Compression & Coding

LZ77

Compress by pointing back at what you have already seen — the sliding-window idea behind gzip and PNG.

The cursor (orange outline) splits the seen window from the lookahead. A match copies from the blue source in the window to the green run ahead, then emits the next literal. Tokens collect below.

What you're seeing

LZ77 compresses by noticing that text repeats itself. It keeps a window of recently-seen characters; at each position it looks at what comes next and searches the window for the longest stretch that matches. When it finds one, instead of writing those characters again it writes a back-reference: "go back offset characters and copy length of them." Each step emits one token — (offset, length, next-char) — covering the matched run plus the single character that broke the match. No dictionary is stored or shipped; the window is the dictionary, and it's rebuilt identically while decoding. Watch repeats fold into short pointers as the window slides right.

The rule

i = 0
while i < n:
    find the longest text[i..i+L) that also occurs
        starting somewhere in the window [i−W, i)
    emit token (offset = i − match_start, length = L, next = text[i+L])
    i += L + 1
# decode: for each token, copy L chars from `offset` back, then append `next`

The invariant

The guarantee is simply that it's lossless: decoding the token stream reproduces the input exactly, byte for byte. That holds because a token only ever points backward, into text the decoder has already reconstructed — so when it needs to copy length characters from offset back, those characters are guaranteed to already be there. The decoder rebuilds the very same window the encoder saw, in lockstep, so a pointer means the same thing on both sides. A lovely subtlety: a match may overlap the cursor (offset < length), e.g. copying "a" repeatedly to spell "aaaaa" — and copying one character at a time still works, because each copied character is produced just before the next one reads it. That's run-length encoding falling out of LZ77 for free.

The cost

encodedecode LZ77 (naive)O(n·W)O(n) + hash chains≈ O(n)O(n)

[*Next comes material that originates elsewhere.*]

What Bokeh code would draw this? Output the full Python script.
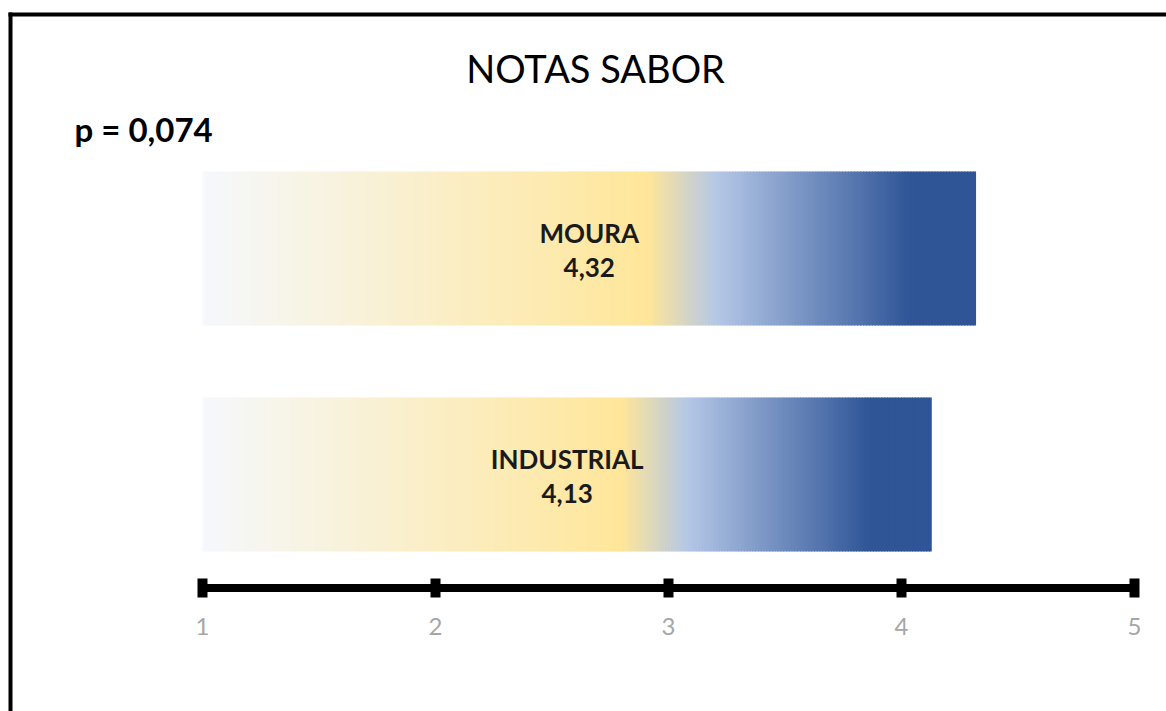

The cost is all in finding the matches: scanning a window of size W at every position is O(nW) naively, but real encoders index the window with hash chains or suffix structures to find matches in near-constant time, making encoding roughly linear; decoding is always a fast linear copy. Compression improves with a larger window (more chances to find a match) at the cost of slower search and bigger offsets — the classic time/ratio knob. LZ77 alone shrinks repetition but leaves the tokens themselves uncompressed, which is why it's paired with an entropy coder.

In the wild

LZ77 is one of the most consequential algorithms in computing. With Huffman coding layered on top it is DEFLATE — the engine of gzip, zlib, PNG, and ZIP. Its sibling LZ78 and the LZW variant powered GIF and Unix compress; LZMA (7-Zip), LZ4, Snappy, and Zstandard are all descendants of the same back-reference idea, trading off speed against ratio. Essentially every general-purpose compressor you use today has an LZ77-style match-finder at its core; Lempel and Ziv's 1977–78 papers earned them the IEEE Richard W. Hamming Medal (2007), and Jacob Ziv the IEEE Medal of Honor (2021).

Try this

Watch the token count versus the character count in the readout: on repetitive text it drops well below 1 token per character. Shrink the Window size and compression worsens — distant repeats fall out of view and become literals again; widen it and more matches reappear. Look for an overlapping match (a long run from a small offset): that's run-length encoding emerging from the same machinery.

References

  1. Ziv, J. & Lempel, A. "A Universal Algorithm for Sequential Data Compression." IEEE Transactions on Information Theory 23(3):337–343, 1977. (LZ77.)
  2. Ziv, J. & Lempel, A. "Compression of Individual Sequences via Variable-Rate Coding." IEEE Transactions on Information Theory 24(5):530–536, 1978. (LZ78, the dictionary sibling.)
  3. Deutsch, P. "DEFLATE Compressed Data Format Specification version 1.3." RFC 1951, 1996 — LZ77 + Huffman as shipped in gzip/zlib/PNG.
  4. Salomon, D. Data Compression: The Complete Reference, 4th ed. Springer, 2007.